Cuenta Palma que en setiembre de 1535 Pizarro y sus hombres detuvieron su partida de bochas ante un toque de corneta que anunciaba la hora del rezo. Entonces, Blas de Atienza comentó que Lima, recién fundada, más parecía un cuartel que una ciudad, pues aún no tenía una campana. Prometiéronse tener una y la Nochebuena de ese año se escuchó por vez primera su tañido y, aunque nueve años después fue fundida para hacer arcabuces, ya las órdenes religiosas habían fabricado sus propias campanas. Además, en esos años, el Rímac era más caudaloso y hablador.
Los españoles sabían que una ciudad no solo comprende edificios, sino también sonidos y ritos. Y en adelante, las campanas rigieron la vida de la capital. En tiempos de Santa Rosa, los de mayor misticismo y religiosidad, el día comenzaba con el toque del alba anunciando la misa; el ángelus fijaba el descanso del mediodía; a las dos y media el toque de vísperas marcaba el regreso a las actividades y, a las 6, el avemaría ordenaba el regreso a casa (Wuffarden y Guibovich). Por esos años, el Conde de Lemos ordenó a todos arrodillarse al escuchar su sonido.
Las campanas sonaban sin cesar en las fiestas religiosas y civiles, anunciaban desastres, celebraban el ingreso de virreyes, la proclamación de los reyes y lloraban su muerte. En 1621 las campanas sonaron 100 veces en honor del difunto Felipe III y, en 1666, 100 veces cada hora por la muerte de Felipe IV. Inclusive, al desplomarse las iglesias en los terremotos de 1687 y 1746, se colgaron sus campanas en los árboles para seguir organizando la vida limeña.
En 1754 el arzobispo Barroeta escribía quejándose al rey que: “En ningún lugar de toda la cristiandad habrá tantas campanas, ni tan grandes, especialmente en las iglesias de los regulares… que junto con la catedral se cuentan 28 campanas de primera magnitud: se dobla tanto por la muerte de un mulato como por una persona distinguida”. Su aversión al sonido era tan conocida que cuando partió de Lima en 1758, sus enemigos redoblaron las campanas por cinco horas seguidas, como vengativa broma que narra la gaceta de ese año.

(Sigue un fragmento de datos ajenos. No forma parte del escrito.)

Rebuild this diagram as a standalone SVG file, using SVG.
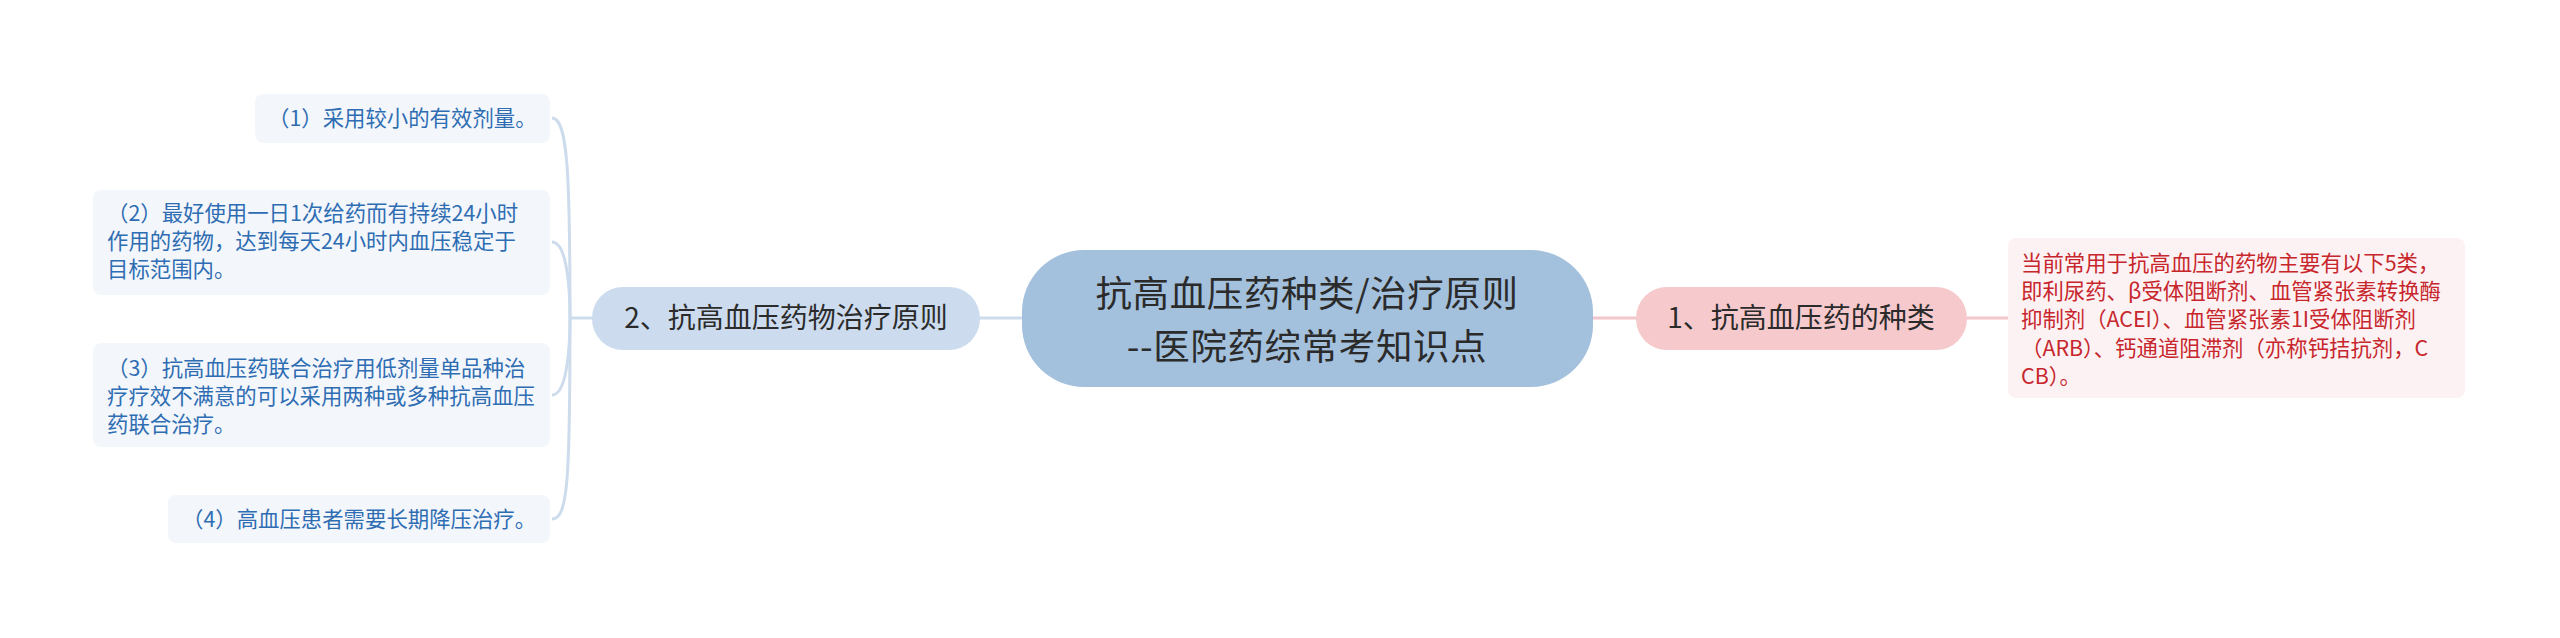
<svg xmlns="http://www.w3.org/2000/svg" width="2560" height="638" viewBox="0 0 2560 638">
<style>
  .bg { fill: #ffffff; }
  .lineL { fill: none; stroke: #cddcec; stroke-width: 3; }
  .lineR { fill: none; stroke: #f3c6cb; stroke-width: 3; }
  .center { fill: #a3c0dc; }
  .c-text { font-family: "Noto Sans CJK SC", "Noto Sans", sans-serif; font-size: 36.5px; letter-spacing: 0.6px; fill: #2b2b2b; text-anchor: middle; }
  .l1-left { fill: #ccdcee; }
  .l1-right { fill: #f6cacd; }
  .l1-text { font-family: "Noto Sans CJK SC", "Noto Sans", sans-serif; font-size: 28px; fill: #2b2b2b; text-anchor: middle; }
  .leaf { fill: #f3f7fc; }
  .leaf-text { font-family: "Noto Sans CJK SC", "Noto Sans", sans-serif; font-size: 21.4px; fill: #2f6db3; }
  .note { fill: #fdf2f3; }
  .note-text { font-family: "Noto Sans CJK SC", "Noto Sans", sans-serif; font-size: 21.4px; fill: #c7262d; }
</style>
<rect class="bg" x="0" y="0" width="2560" height="638"/>
<g id="connectors">
  <path class="lineR" d="M 1593 318 L 1636 318"/>
  <path class="lineR" d="M 1967 318 L 2008 318"/>
  <path class="lineL" d="M 1022 318 L 980 318"/>
  <path class="lineL" d="M 592 318 L 570 318"/>
  <path class="lineL" d="M 570 318 C 570 178, 568 118, 552 118"/>
  <path class="lineL" d="M 570 318 C 570 295, 568 242, 552 242"/>
  <path class="lineL" d="M 570 318 C 570 341, 568 395, 552 395"/>
  <path class="lineL" d="M 570 318 C 570 479, 568 519, 552 519"/>
</g>
<g id="center">
  <rect class="center" x="1022" y="250" width="571" height="137" rx="62" ry="62"/>
  <text class="c-text" x="1307" y="307">抗高血压药种类/治疗原则</text>
  <text class="c-text" x="1307" y="360">--医院药综常考知识点</text>
</g>
<g id="node-1">
  <rect class="l1-right" x="1636" y="287" width="331" height="63" rx="31" ry="31"/>
  <text class="l1-text" x="1801" y="328">1、抗高血压药的种类</text>
</g>
<g id="node-1-note">
  <rect class="note" x="2008" y="238" width="457" height="160" rx="8" ry="8"/>
  <text class="note-text" x="2021" y="271">当前常用于抗高血压的药物主要有以下5类，</text>
  <text class="note-text" x="2021" y="299">即利尿药、β受体阻断剂、血管紧张素转换酶</text>
  <text class="note-text" x="2021" y="327">抑制剂（ACEI）、血管紧张素1I受体阻断剂</text>
  <text class="note-text" x="2021" y="356">（ARB）、钙通道阻滞剂（亦称钙拮抗剂，C</text>
  <text class="note-text" x="2021" y="384">CB）。</text>
</g>
<g id="node-2">
  <rect class="l1-left" x="592" y="287" width="388" height="63" rx="31" ry="31"/>
  <text class="l1-text" x="786" y="328">2、抗高血压药物治疗原则</text>
</g>
<g id="leaf-1">
  <rect class="leaf" x="255" y="94" width="295" height="49" rx="8" ry="8"/>
  <text class="leaf-text" x="268" y="126">（1）采用较小的有效剂量。</text>
</g>
<g id="leaf-2">
  <rect class="leaf" x="93" y="190" width="457" height="105" rx="8" ry="8"/>
  <text class="leaf-text" x="107" y="221">（2）最好使用一日1次给药而有持续24小时</text>
  <text class="leaf-text" x="107" y="249">作用的药物，达到每天24小时内血压稳定于</text>
  <text class="leaf-text" x="107" y="277">目标范围内。</text>
</g>
<g id="leaf-3">
  <rect class="leaf" x="93" y="343" width="457" height="104" rx="8" ry="8"/>
  <text class="leaf-text" x="107" y="376">（3）抗高血压药联合治疗用低剂量单品种治</text>
  <text class="leaf-text" x="107" y="404">疗疗效不满意的可以采用两种或多种抗高血压</text>
  <text class="leaf-text" x="107" y="432">药联合治疗。</text>
</g>
<g id="leaf-4">
  <rect class="leaf" x="168" y="495" width="382" height="48" rx="8" ry="8"/>
  <text class="leaf-text" x="182" y="527">（4）高血压患者需要长期降压治疗。</text>
</g>
</svg>
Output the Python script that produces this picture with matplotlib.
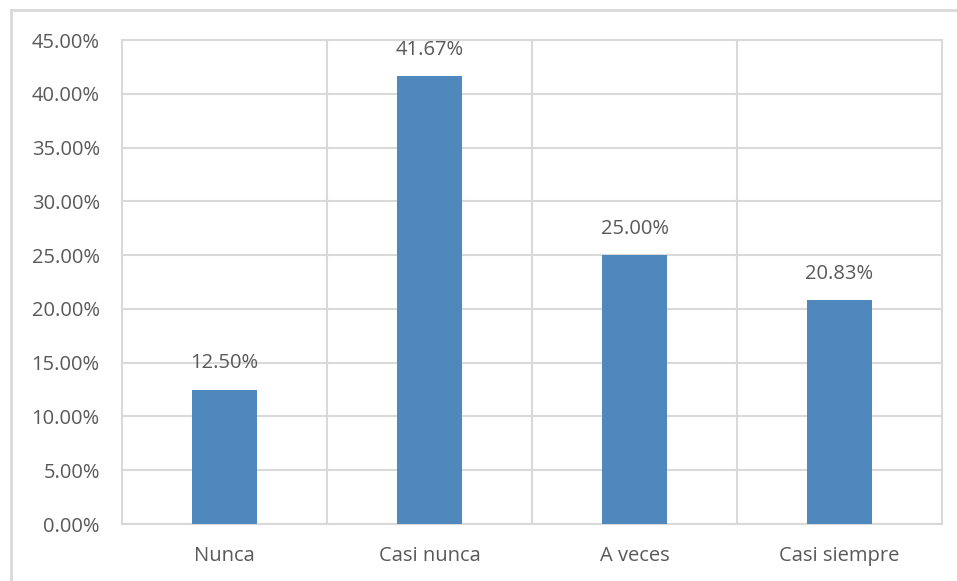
import matplotlib
matplotlib.use("Agg")
import matplotlib.pyplot as plt
from matplotlib.lines import Line2D
from matplotlib.ticker import FuncFormatter, FixedLocator

categories = ["Nunca", "Casi nunca", "A veces", "Casi siempre"]
values = [12.50, 41.67, 25.00, 20.83]
yticks = [0, 5, 10, 15, 20, 25, 30, 35, 40, 45]

plt.rcParams['font.family'] = ['Open Sans', 'DejaVu Sans']
text_color = "#595959"
grid_color = "#D9D9D9"
bar_color = "#4F88BC"
fs = 14.5

fig = plt.figure(figsize=(9.57, 5.81), dpi=100)
ax = fig.add_axes([122/957, 1-524/581, (942-122)/957, (524-40)/581])

x = list(range(len(categories)))
ax.bar(x, values, width=0.32, color=bar_color, zorder=3)
for xi, v in zip(x, values):
    ax.text(xi, v + 1.5, f"{v:.2f}%", ha="center", va="bottom", fontsize=fs, color=text_color)

ax.set_xlim(-0.5, 3.5)
ax.set_ylim(0, 45)
ax.set_yticks(yticks)
ax.yaxis.set_major_formatter(FuncFormatter(lambda v, p: f"{v:.2f}%"))
ax.set_xticks(x)
ax.set_xticklabels(categories)
ax.xaxis.set_minor_locator(FixedLocator([0.5, 1.5, 2.5]))
ax.tick_params(axis="both", which="both", length=0, labelsize=fs, colors=text_color)
ax.tick_params(axis="x", pad=16)
ax.tick_params(axis="y", pad=16)
ax.grid(axis="y", which="major", color=grid_color, linewidth=1.5, zorder=0)
ax.grid(axis="x", which="minor", color=grid_color, linewidth=1.5, zorder=0)
for s in ax.spines.values():
    s.set_color(grid_color)
    s.set_linewidth(1.5)

fig.add_artist(Line2D([11/957, 1], [1-10/581, 1-10/581], color=grid_color, linewidth=2))
fig.add_artist(Line2D([11/957, 11/957], [0, 1-10/581], color=grid_color, linewidth=2))

fig.savefig("out.png", dpi=100)
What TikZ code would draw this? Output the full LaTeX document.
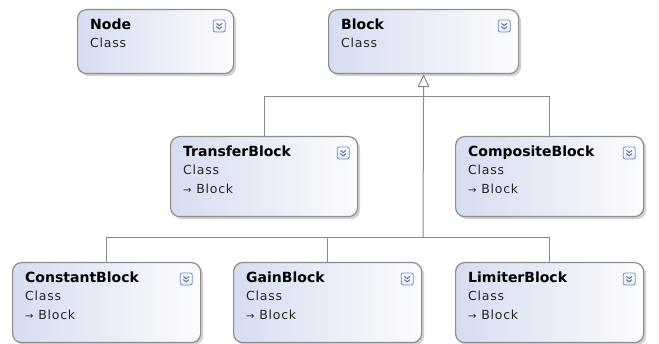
\documentclass[tikz,border=0pt]{standalone}
\usepackage{fontspec}
\setmainfont{DejaVu Sans}
\newfontfamily\bodyfont[LetterSpace=6]{DejaVu Sans}
\usetikzlibrary{shadows,arrows.meta}
\definecolor{boxl}{HTML}{D6DDF1}
\definecolor{boxr}{HTML}{FBFCFE}
\definecolor{edgec}{HTML}{8C8C8C}
\definecolor{linec}{HTML}{8A8A86}
\definecolor{iconb}{HTML}{6A8CC8}
\tikzset{
  classbox/.style={draw=edgec, line width=1.2pt, rounded corners=9pt,
    left color=boxl, right color=boxr,
    drop shadow={shadow xshift=2.5pt, shadow yshift=-2.5pt, fill=black!40, opacity=0.45},
    inner sep=0pt, anchor=north west},
  titletext/.style={font=\fontsize{14}{14}\selectfont\bfseries, inner sep=0pt, anchor=base west},
  bodytext/.style={font=\bodyfont\fontsize{12.5}{12.5}\selectfont, text=black!85, inner sep=0pt, anchor=base west},
  iconbox/.style={draw=iconb, line width=0.8pt, rounded corners=2pt, top color=white, bottom color=boxl!60,
    minimum size=12pt, inner sep=0pt},
  chev/.style={draw=iconb!80!black, line width=1pt},
  conn/.style={draw=linec, line width=1pt},
  inh/.style={conn, -{Triangle[open, length=13pt, width=12pt, line width=1pt, fill=white]}}
}
\newcommand\umlclass[7]{%
  \node[classbox, minimum width=#4pt, minimum height=#5pt] (#1) at (#2,#3) {};
  \node[titletext] (#1-t) at ([xshift=13pt,yshift=-21pt]#1.north west) {#6};
  \node[bodytext] (#1-c) at ([xshift=13pt,yshift=-39pt]#1.north west) {Class};
  \ifnum#7=1
    \node[bodytext] (#1-p) at ([xshift=13pt,yshift=-58pt]#1.north west) {{\fontsize{10}{10}\selectfont →} Block};
  \fi
  \node[iconbox] (#1-i) at ([xshift=-15pt,yshift=-17pt]#1.north east) {};
  \draw[chev] ([xshift=-2.8pt,yshift=2.6pt]#1-i.center) -- ([yshift=0.4pt]#1-i.center) -- ([xshift=2.8pt,yshift=2.6pt]#1-i.center);
  \draw[chev] ([xshift=-2.8pt,yshift=-0.6pt]#1-i.center) -- ([yshift=-2.8pt]#1-i.center) -- ([xshift=2.8pt,yshift=-0.6pt]#1-i.center);
}
\begin{document}
\begin{tikzpicture}[x=1pt,y=-1pt]
  \useasboundingbox[fill=white] (0,0) rectangle (659,344);
  \umlclass{node}{77}{9}{156}{64}{Node}{0}
  \umlclass{block}{328}{9}{190}{64}{Block}{0}
  \umlclass{transfer}{170}{136}{187}{80}{TransferBlock}{1}
  \umlclass{composite}{455}{136}{188}{80}{CompositeBlock}{1}
  \umlclass{constant}{12}{262}{188}{80}{ConstantBlock}{1}
  \umlclass{gain}{233}{262}{188}{80}{GainBlock}{1}
  \umlclass{limiter}{455}{262}{188}{80}{LimiterBlock}{1}
  \coordinate (bus1) at (423,97);
  \coordinate (bus2) at (423,238);
  \draw[conn] (transfer.north) |- (bus1);
  \draw[conn] (composite.north) |- (bus1);
  \draw[conn] (constant.north) |- (bus2);
  \draw[conn] (gain.north) |- (bus2);
  \draw[conn] (limiter.north) |- (bus2);
  \draw[inh] (bus2) -- (block.south);
\end{tikzpicture}
\end{document}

A fines del siglo XVIII, Gil de Taboada reguló el número y el tiempo de las campanadas (Gargurevich), pero la orden no rigió mucho tiempo, pues en 1821 el viajero Robert Proctor contaba que su aplastante ruido impedía concentrarse, produciendo “la más bárbara combinación de sonidos imaginable”. Por ello, Bernardo Monteagudo estableció un tope de campanazos por día y un máximo de 5 minutos por vez, pero su orden fue desechada por impía. Las campanas sonaron cuando San Martín proclamó la independencia, cuando Salaverry atacó Lima, cuando Piérola avanzaba sobre la capital, pero callaron durante las batallas de San Juan y Miraflores o cuando Meiggs, constructor de los ferrocarriles, enfermó de fiebre amarilla.
Luego enmudecieron o fueron cubiertas por los ruidos de la modernidad y por otros sonidos de Lima: el silbido de los afiladores de cuchillos, el grito de los vendedores de tamales y la bocina de los panaderos o las cornetas de los heladeros que anuncian la primavera. Pero también por el claxon y el escape de las combis y, claro, por el insoportable “ruido político” y los escándalos que nos llegan desde el Centro de Lima.